As mentioned above, I'm deviating from the water profile listed on the AHA's website. To 10 gallons of distilled/RO water, add the following:
  • 5.4g Epsom salt
  • 3.3g Calcium chloride
  • 5.2g Baking soda
  • 2.7g Chalk
Brewing Notes
No issues other than my gravity is a few points high. I believe this is due to more boil off than I was anticipating rather than higher than normal efficiency. So, I still need to dial that in a bit. I’m happy to say I think I’ve figured out my chilling process. Essentially I’m chilling down to about 99F with groundwater temps. Then I turn the pump on for the pre-chiller setup which is a Blichmann plate chiller connected to an ice water reservoir. With this setup, I was able to chill down to about 57F. I still had quite a bit of ice left too, so I think I could have easily gotten it down to 50F.

Session Readings
Beginning mash pH  5.18 
Ending mash pH  5.18
1st running gravity  16.8 (1.067) 
Pre-Boil gravity  10.5 (1.041)
Pre-Boil pH  5.18
Post-Boil gravity 15.5 (1.061)
Post-Boil pH 5.09

One thing worth mentioning, my Tilt Hydrometers' batteries both died on me before I moved to Florida. I figured I'd address that once I got settled in Florida. I'm happy to say I replaced the batteries, recalibrated both Tilts, and will be using one on this brew. I find Tilts most useful for lager fermentations as it helps me decide when to perform a diacetyl rest, but I use them in my ale fermentations as well. The only time I don't use them is in wild/mixed fermentations, but I may try that at some point if I can find someone looking to offload one for cheap. In Utah I used an old cell phone for logging, but I decided to buy a Tilt Pico to use in place of the phone.

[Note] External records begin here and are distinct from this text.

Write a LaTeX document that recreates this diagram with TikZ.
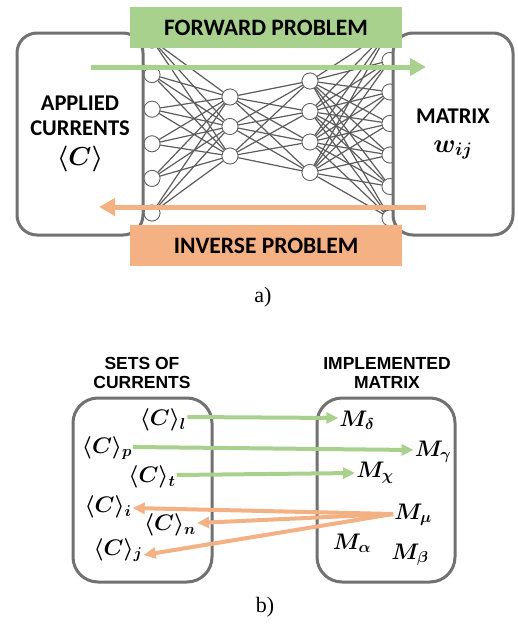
\RequirePackage{fix-cm}
\documentclass[tikz,border=0pt]{standalone}
\usepackage{amsmath}
\usepackage{amssymb}
\usepackage{fontspec}
\setmainfont{Liberation Serif}
\newfontfamily\calibfont{Carlito}
\newfontfamily\arialfont{Liberation Sans}
\usetikzlibrary{arrows.meta}
\definecolor{fwdgreen}{HTML}{A9D18E}
\definecolor{invorange}{HTML}{F4B183}
\definecolor{boxgray}{HTML}{717171}
\definecolor{wiregray}{HTML}{5C5C5C}
\newcommand{\bigmath}[1]{{\fontsize{26}{29}\selectfont$\boldsymbol{#1}$}}
\tikzset{
    neuron/.style={draw=wiregray, circle, fill=white, inner sep=0pt, minimum size=16pt, line width=0.7pt},
    wire/.style={draw=wiregray, line width=1.2pt},
    panel/.style={draw=boxgray, line width=3pt, rounded corners=20pt, fill=white, align=center, inner sep=0pt},
    banner/.style={inner sep=0pt, minimum width=272pt, minimum height=41pt, font=\calibfont\bfseries\fontsize{23.5}{26}\selectfont},
    bigarrow/.style={line width=5pt, -{Triangle[length=16pt,width=17pt]}},
    smallarrow/.style={line width=4pt, -{Triangle[length=12pt,width=11pt]}},
    mathlbl/.style={inner sep=1pt, font=\boldmath\fontsize{22.5}{24}\selectfont},
    title/.style={align=center, font=\arialfont\bfseries\fontsize{17.5}{19}\selectfont},
    caption/.style={font=\fontsize{22}{24}\selectfont}}

\begin{document}
\begin{tikzpicture}[x=1pt,y=-1pt]
\useasboundingbox (0,0) rectangle (518,624);

%a) network
\foreach \i in {1,...,6} \node[neuron] (L\i) at (152,{40+34.6*(\i-1)}) {};
\foreach \i in {1,...,3} \node[neuron] (H\i) at (230,{97+29.5*(\i-1)}) {};
\foreach \i in {1,...,4} \node[neuron] (K\i) at (310,{81+30.5*(\i-1)}) {};
\foreach \i in {1,...,7} \node[neuron] (R\i) at (390,{29+31.5*(\i-1)}) {};
\foreach \i in {1,...,6} \foreach \j in {1,...,3} \draw[wire] (L\i) -- (H\j);
\foreach \i in {1,...,3} \foreach \j in {1,...,4} \draw[wire] (H\i) -- (K\j);
\foreach \i in {1,...,4} \foreach \j in {1,...,7} \draw[wire] (K\i) -- (R\j);
\foreach \i in {1,...,6} \node[neuron] at (L\i) {};
\foreach \i in {1,...,3} \node[neuron] at (H\i) {};
\foreach \i in {1,...,4} \node[neuron] at (K\i) {};
\foreach \i in {1,...,7} \node[neuron] at (R\i) {};

\node[panel, minimum width=126pt, minimum height=202pt, font=\calibfont\bfseries\fontsize{22.5}{25}\selectfont] (applied) at (80,134)
  {APPLIED\\CURRENTS\\[5pt]\bigmath{\langle C\rangle}};
\node[panel, minimum width=120pt, minimum height=202pt, font=\calibfont\bfseries\fontsize{22.5}{29}\selectfont] (matrix) at (453,134)
  {MATRIX\\\bigmath{w_{ij}}};
\node[banner, fill=fwdgreen] (forward) at (266,27.5) {FORWARD PROBLEM};
\node[banner, fill=invorange] (inverse) at (266,245.5) {INVERSE PROBLEM};

\coordinate (fwd0) at (91,67);
\coordinate (fwd1) at (426,67);
\coordinate (inv0) at (426,207);
\coordinate (inv1) at (99,207);
\draw[bigarrow, fwdgreen] (fwd0) -- (fwd1);
\draw[bigarrow, invorange] (inv0) -- (inv1);
\node[caption] (lbla) at (263,297) {a)};

%b) sets
\node[panel, rounded corners=25pt, minimum width=139pt, minimum height=184pt] (sets) at (142.5,490) {};
\node[panel, rounded corners=25pt, minimum width=138pt, minimum height=184pt] (impl) at (386,490) {};
\node[title] at (142,372.5) {SETS OF\\CURRENTS};
\node[title] at (387,372.5) {IMPLEMENTED\\MATRIX};

\node[mathlbl] (cl) at (163,420) {$\langle C\rangle_{l}$};
\node[mathlbl] (cp) at (107,448) {$\langle C\rangle_{p}$};
\node[mathlbl] (ct) at (152,477) {$\langle C\rangle_{t}$};
\node[mathlbl] (ci) at (108,507) {$\langle C\rangle_{i}$};
\node[mathlbl] (cn) at (170,525) {$\langle C\rangle_{n}$};
\node[mathlbl] (cj) at (118,550) {$\langle C\rangle_{j}$};
\node[mathlbl] (md) at (357,420) {$M_{\delta}$};
\node[mathlbl] (mg) at (433,452) {$M_{\gamma}$};
\node[mathlbl] (mx) at (375,473) {$M_{\chi}$};
\node[mathlbl] (mm) at (413,515) {$M_{\mu}$};
\node[mathlbl] (ma) at (352,543) {$M_{\alpha}$};
\node[mathlbl] (mb) at (410,555) {$M_{\beta}$};

\draw[smallarrow, fwdgreen] (cl.east |- 0,417) -- (md.west |- 0,418);
\draw[smallarrow, fwdgreen] (cp.east |- 0,447) -- (mg.west |- 0,450);
\draw[smallarrow, fwdgreen] (ct.east |- 0,475) -- (mx.west |- 0,473);
\draw[smallarrow, invorange] (mm.west |- 0,514) -- (ci.east |- 0,508);
\draw[smallarrow, invorange] (mm.west |- 0,514) -- (cn.east |- 0,523);
\draw[smallarrow, invorange] (mm.west |- 0,514) -- (cj.east |- 0,555);
\node[caption] (lblb) at (265,607) {b)};

\end{tikzpicture}
\end{document}
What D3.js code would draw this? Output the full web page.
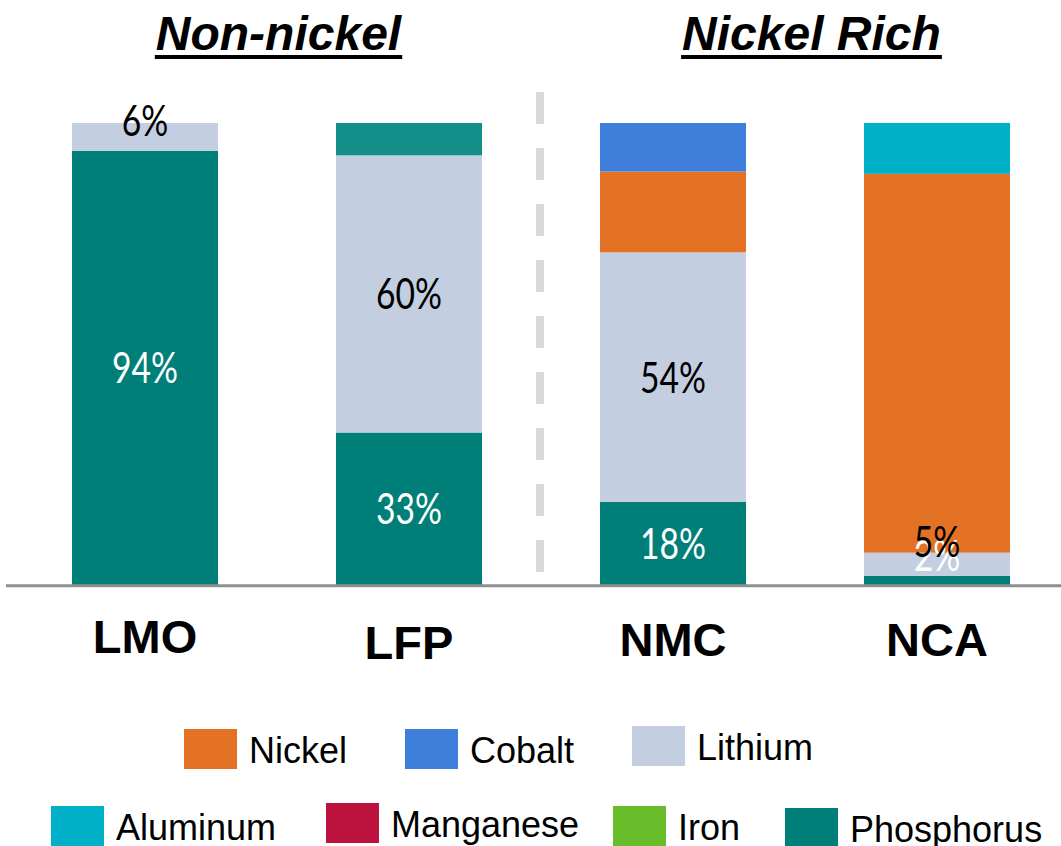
<!DOCTYPE html>
<html>
<head>
<meta charset="utf-8">
<script src="https://cdn.jsdelivr.net/npm/d3@7"></script>
<style>
  html, body { margin: 0; padding: 0; background: #ffffff; }
  svg { display: block; }
</style>
</head>
<body>
<svg id="chart" width="1061" height="846"></svg>
<script>
// Battery chemistries and share of each element (%)
const categories = ["LMO", "LFP", "NMC", "NCA"];
const phosphorus = [94, 33, 18, 2];
const lithium    = [6, 60, 54, 5];
const nickel     = [0, 0, 17.5, 82];
const cobalt     = [0, 0, 10.5, 0];
const aluminum   = [0, 0, 0, 11];
const manganese  = [0, 0, 0, 0];
const iron       = [0, 0, 0, 0];
const other      = [0, 7, 0, 0];

const groupTitles = ["Non-nickel", "Nickel Rich"];
const legendNames = ["Nickel", "Cobalt", "Lithium", "Aluminum", "Manganese", "Iron", "Phosphorus"];

// Styling
const colors = {
  Phosphorus: "#007f78",
  Lithium: "#c3cee0",
  Nickel: "#e37224",
  Cobalt: "#3d7fda",
  Aluminum: "#00b0c9",
  Manganese: "#bb133e",
  Iron: "#6abd2a",
  Other: "#14908a"
};
const labelColor = { Phosphorus: "#ffffff", Lithium: "#000000" };

// Stack order, bottom to top
const seriesKeys = ["Phosphorus", "Lithium", "Nickel", "Cobalt", "Aluminum", "Manganese", "Iron", "Other"];
const seriesData = { Phosphorus: phosphorus, Lithium: lithium, Nickel: nickel, Cobalt: cobalt,
                     Aluminum: aluminum, Manganese: manganese, Iron: iron, Other: other };

const rows = categories.map((c, i) => {
  const r = { category: c };
  seriesKeys.forEach(k => r[k] = seriesData[k][i]);
  return r;
});

const svg = d3.select("#chart");

const x = d3.scaleBand()
  .domain(categories)
  .range([13, 1069])
  .paddingInner(0.447)
  .paddingOuter(0.2235);

const y = d3.scaleLinear().domain([0, 100]).range([585, 123]);

const stacked = d3.stack().keys(seriesKeys)(rows);

// Bars
const layers = svg.append("g").selectAll("g")
  .data(stacked)
  .join("g")
  .attr("fill", d => colors[d.key]);

layers.selectAll("rect")
  .data(d => d.filter(s => s[1] - s[0] > 0))
  .join("rect")
  .attr("x", d => x(d.data.category))
  .attr("width", x.bandwidth())
  .attr("y", d => y(d[1]))
  .attr("height", d => y(d[0]) - y(d[1]));

// Baseline
svg.append("line")
  .attr("x1", 6).attr("x2", 1061)
  .attr("y1", 585.8).attr("y2", 585.8)
  .attr("stroke", "#8f8f8f")
  .attr("stroke-width", 3);

// Divider between groups
svg.append("line")
  .attr("x1", 540).attr("x2", 540)
  .attr("y1", 92).attr("y2", 572)
  .attr("stroke", "#d9d9d9")
  .attr("stroke-width", 8)
  .attr("stroke-dasharray", "32,24");

// Value labels for phosphorus and lithium segments
const labelNudge = { "LMO|Lithium": -16, "NCA|Lithium": -23, "NCA|Phosphorus": -25 };
const labelled = ["Phosphorus", "Lithium"];
const labelG = svg.append("g")
  .attr("font-family", "Lato, 'Open Sans', sans-serif")
  .attr("font-size", 43)
  .attr("text-anchor", "middle");

stacked.filter(s => labelled.includes(s.key)).forEach(s => {
  s.forEach(d => {
    const v = d[1] - d[0];
    if (v <= 0) return;
    const txt = d3.format("d")(v) + "%";
    const cy = (y(d[0]) + y(d[1])) / 2 + 15.5 + (labelNudge[d.data.category + "|" + s.key] || 0);
    const digits = txt.length - 1;
    labelG.append("text")
      .attr("x", x(d.data.category) + x.bandwidth() / 2)
      .attr("y", cy)
      .attr("fill", labelColor[s.key])
      .attr("textLength", digits * 19.5 + 27)
      .attr("lengthAdjust", "spacingAndGlyphs")
      .text(txt);
  });
});

// Category labels
const catBaseline = [653, 659, 656, 656];
svg.append("g")
  .attr("font-family", "Arial, 'Liberation Sans', sans-serif")
  .attr("font-weight", "bold")
  .attr("font-size", 47)
  .attr("text-anchor", "middle")
  .selectAll("text")
  .data(categories)
  .join("text")
  .attr("x", d => x(d) + x.bandwidth() / 2)
  .attr("y", (d, i) => catBaseline[i])
  .text(d => d);

// Group titles, underlined
const titleCenters = [278.5, 811.5];
groupTitles.forEach((t, i) => {
  const tx = svg.append("text")
    .attr("x", titleCenters[i])
    .attr("y", 50)
    .attr("text-anchor", "middle")
    .attr("font-family", "Arial, 'Liberation Sans', sans-serif")
    .attr("font-weight", "bold")
    .attr("font-style", "italic")
    .attr("font-size", 48)
    .text(t);
  const w = tx.node().getComputedTextLength();
  svg.append("rect")
    .attr("x", titleCenters[i] - w / 2 - 1)
    .attr("y", 55)
    .attr("width", w + 2)
    .attr("height", 4)
    .attr("fill", "#000");
});

// Legend
const legendPos = [
  { x: 184, y: 729 }, { x: 405, y: 729 }, { x: 632, y: 726 },
  { x: 51, y: 806 }, { x: 326, y: 803 }, { x: 613, y: 806 }, { x: 785, y: 808 }
];
const legend = svg.append("g")
  .attr("font-family", "Arial, 'Liberation Sans', sans-serif")
  .attr("font-size", 36);
legendNames.forEach((name, i) => {
  const p = legendPos[i];
  legend.append("rect")
    .attr("x", p.x).attr("y", p.y)
    .attr("width", 53).attr("height", 40)
    .attr("fill", colors[name]);
  legend.append("text")
    .attr("x", p.x + 65)
    .attr("y", p.y + 34)
    .attr("fill", "#000")
    .text(name);
});
</script>
</body>
</html>
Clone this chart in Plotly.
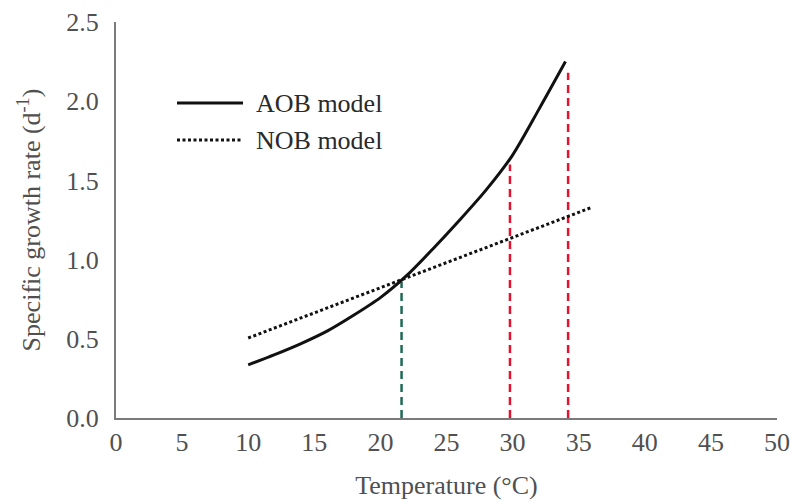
import plotly.graph_objects as go

# Data
aob_temp = [10, 12, 14, 16, 18, 20, 22, 24, 26, 28, 30, 32, 34]
aob_rate = [0.335, 0.40, 0.47, 0.55, 0.65, 0.76, 0.90, 1.07, 1.25, 1.44, 1.66, 1.95, 2.25]

nob_temp = [10, 36]
nob_rate = [0.505, 1.33]

green_temp = [21.6, 21.6]
green_rate = [0.0, 0.86]
red1_temp = [29.8, 29.8]
red1_rate = [0.0, 1.6]
red2_temp = [34.2, 34.2]
red2_rate = [0.0, 2.18]

x_ticks = list(range(0, 51, 5))
y_ticks = [0.0, 0.5, 1.0, 1.5, 2.0, 2.5]

FONT = "Liberation Serif"
GREEN = "#1e6b55"
RED = "#e3122f"
TXT = "#505050"

fig = go.Figure()
fig.add_trace(go.Scatter(x=green_temp, y=green_rate, mode="lines",
                         line=dict(color=GREEN, width=2.5, dash="8px,5px"), showlegend=False))
fig.add_trace(go.Scatter(x=red1_temp, y=red1_rate, mode="lines",
                         line=dict(color=RED, width=2.5, dash="8px,5px"), showlegend=False))
fig.add_trace(go.Scatter(x=red2_temp, y=red2_rate, mode="lines",
                         line=dict(color=RED, width=2.5, dash="8px,5px"), showlegend=False))
fig.add_trace(go.Scatter(x=nob_temp, y=nob_rate, mode="lines", name="NOB model",
                         line=dict(color="#111111", width=3, dash="3px,2.5px"), showlegend=False))
fig.add_trace(go.Scatter(x=aob_temp, y=aob_rate, mode="lines", name="AOB model",
                         line=dict(color="#111111", width=3, shape="spline", smoothing=0.8),
                         showlegend=False))

# Manual legend (line samples + labels), in paper coordinates
legend_items = [("AOB model", "solid", 103), ("NOB model", "3px,2.5px", 140)]
L, T, W, H = 116, 22, 661, 396
for label, dash, ypx in legend_items:
    yp = 1 - (ypx - T) / H
    fig.add_shape(type="line", xref="paper", yref="paper",
                  x0=(177 - L) / W, x1=(243 - L) / W, y0=yp, y1=yp,
                  line=dict(color="#111111", width=3, dash=dash))
    fig.add_annotation(xref="paper", yref="paper", x=(254 - L) / W, y=yp,
                       text=label, showarrow=False, xanchor="left", yanchor="middle",
                       font=dict(family=FONT, size=26, color="#2a2a2a"))

fig.update_layout(
    width=790, height=504,
    margin=dict(l=116, r=13, t=22, b=86),
    paper_bgcolor="white", plot_bgcolor="white",
    font=dict(family=FONT, size=26, color=TXT),
    xaxis=dict(range=[0, 50], tickvals=x_ticks, showgrid=False, zeroline=False,
               showline=True, linecolor="#7a7a7a", linewidth=2, ticks="",
               automargin=False,
               tickfont=dict(family=FONT, size=26, color=TXT),
               title=dict(text="Temperature (\u00b0C)", standoff=20,
                          font=dict(family=FONT, size=26, color=TXT))),
    yaxis=dict(range=[0, 2.5], tickvals=y_ticks, tickformat=".1f", showgrid=False,
               zeroline=False, showline=True, linecolor="#7a7a7a", linewidth=2, ticks="",
               ticklabelstandoff=10, automargin=False,
               tickfont=dict(family=FONT, size=26, color=TXT),
               title=dict(text="Specific growth rate (d<sup>-1</sup>)", standoff=18,
                          font=dict(family=FONT, size=26, color=TXT))),
)

fig.write_html("out.html")
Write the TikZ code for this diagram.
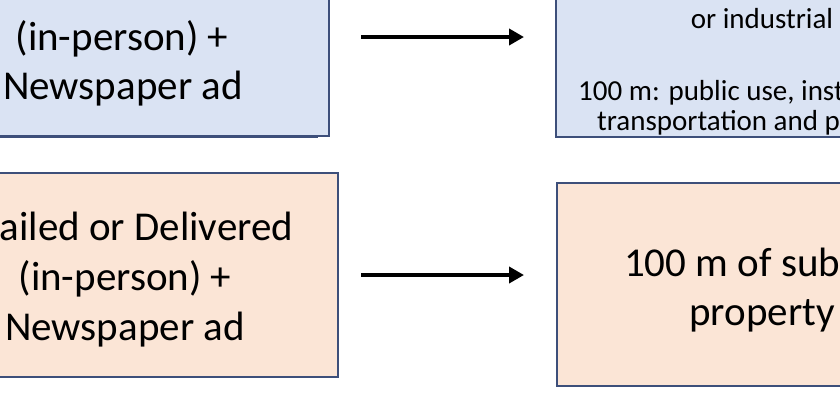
\documentclass[tikz,border=0pt]{standalone}
\usepackage{fontspec}
\setmainfont{Carlito}
\usetikzlibrary{arrows.meta}
\definecolor{boxblue}{HTML}{DAE3F3}
\definecolor{boxorange}{HTML}{FBE5D6}
\definecolor{boxline}{HTML}{3D4F7A}
\tikzset{
  box/.style={draw=boxline, line width=2pt, rectangle, inner sep=0pt},
  bluebox/.style={box, fill=boxblue},
  orangebox/.style={box, fill=boxorange},
  bigtext/.style={inner sep=0pt, font=\fontsize{41}{50}\selectfont},
  smalltext/.style={inner sep=0pt, font=\fontsize{29}{35}\selectfont},
  flow/.style={line width=4.5pt, -{Triangle[length=15pt,width=16pt]}}
}
\begin{document}
\begin{tikzpicture}[x=1pt,y=-1pt]
\useasboundingbox (0,0) rectangle (840,416);
% boxes
\node[bluebox, minimum width=419pt, minimum height=146pt] (tl) at (119.5,63) {};
\draw[boxline, line width=2pt] (-10,137) -- (318,137);
\node[orangebox, minimum width=428pt, minimum height=204pt] (bl) at (124,275) {};
\node[bluebox, minimum width=404pt, minimum height=147pt] (tr) at (758,63.5) {};
\node[orangebox, minimum width=404pt, minimum height=203pt] (br) at (758.5,284.5) {};
% texts left
\node[bigtext, anchor=base] (tl1) at (122,50) {(in-person) +};
\node[bigtext, anchor=base] (tl2) at (123,99) {Newspaper ad};
\node[bigtext, anchor=base west] (bl1) at (-0.5,240) {ailed or Delivered};
\node[bigtext, anchor=base] (bl2) at (125,290) {(in-person) +};
\node[bigtext, anchor=base] (bl3) at (125,340) {Newspaper ad};
% texts right
\node[smalltext, anchor=base] (tr1) at (762,28) {or industrial};
\node[smalltext, anchor=base west] (tr2) at (578,100) {100 m: public use, inst};
\node[smalltext, anchor=base west] (tr3) at (597,130) {transportation and p};
\node[bigtext, anchor=base west] (br1) at (624,276) {100 m of sub};
\node[bigtext, anchor=base] (br2) at (762,325) {property};
% arrows
\coordinate (a1s) at (361,37);
\coordinate (a1e) at (524,37);
\coordinate (a2s) at (361,275);
\coordinate (a2e) at (524,275);
\draw[flow] (a1s) -- (a1e);
\draw[flow] (a2s) -- (a2e);
\end{tikzpicture}
\end{document}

The Tilt Pico is a Raspberry Pi-based device that functions as a Bluetooth to WiFi bridge and eliminates the need for a cell phone. The cell phone solution worked ok, but my phone would periodically crash or reboot after an update and I'd lose logging data until I managed restart the Tilt app. I'm hoping the Tilt Pico is more stable.

Update 11/30/2025 7:15AM
Things are moving along today. The current gravity reading is 1.053 and temps are holding at 64F, although temps got as high as 66F for a short period. I may need to recalibrate the probe on my temp controller. I forgot to mention, I added White Labs Zinc Buddy to this batch. I didn't realize WL was selling this product and it was a little hard to find, but a friend of mine uses it and recommended it (more on his beer in an upcoming post). It's basically a sterile zinc solution that you can add directly to your fermenter and it supports yeast health. Here's a link to more info on WL.

Update 12/1/2025 8:00AM
Fermentation is still chugging along. I ended up dropping the temp controller one degree, just in case the probe was slightly off. Current readings from the Tilt are 1.025 and 64F with an average temp of 63.9F. The Tilts do wobble during active fermentation, so it likely isn’t exactly 1.025, but very close to it; for example, there are a couple readings where it recently read 1.027, then 1.024, then back to 1.027 then the most recent at 1.025.

Update 12/2/2025 9:45AM
Fermentation seems to be winding down. I went ahead and raised the temp setting on my controller to 67F and I'm letting it free rise. Current readings are 1.020. I'm hoping to get closer to the stated FG for the recipe, 1.014.  

Update 12/3/2025
Fermentation has definitely slowed, but gravity is still dropping a little bit. Today the tilt is reading a hair below 1.020 at about 1.019551. Yesterday's 1.020 was actually measuring at 1.020580, so about a 1 point drop.

Update 12/7/2025
Today we're at 1.018522 on the Tilt, so still dropping albeit very slowly.

Update 12/14/2025
Gravity is at 1.018522 per the Tilt, so I think fermentation is complete. FG is a little higher than I was shooting for, but I tried a small sample and it doesn’t taste overly sweet or cloying. I’m cleaning a keg and will hopefully get it kegged by end of day.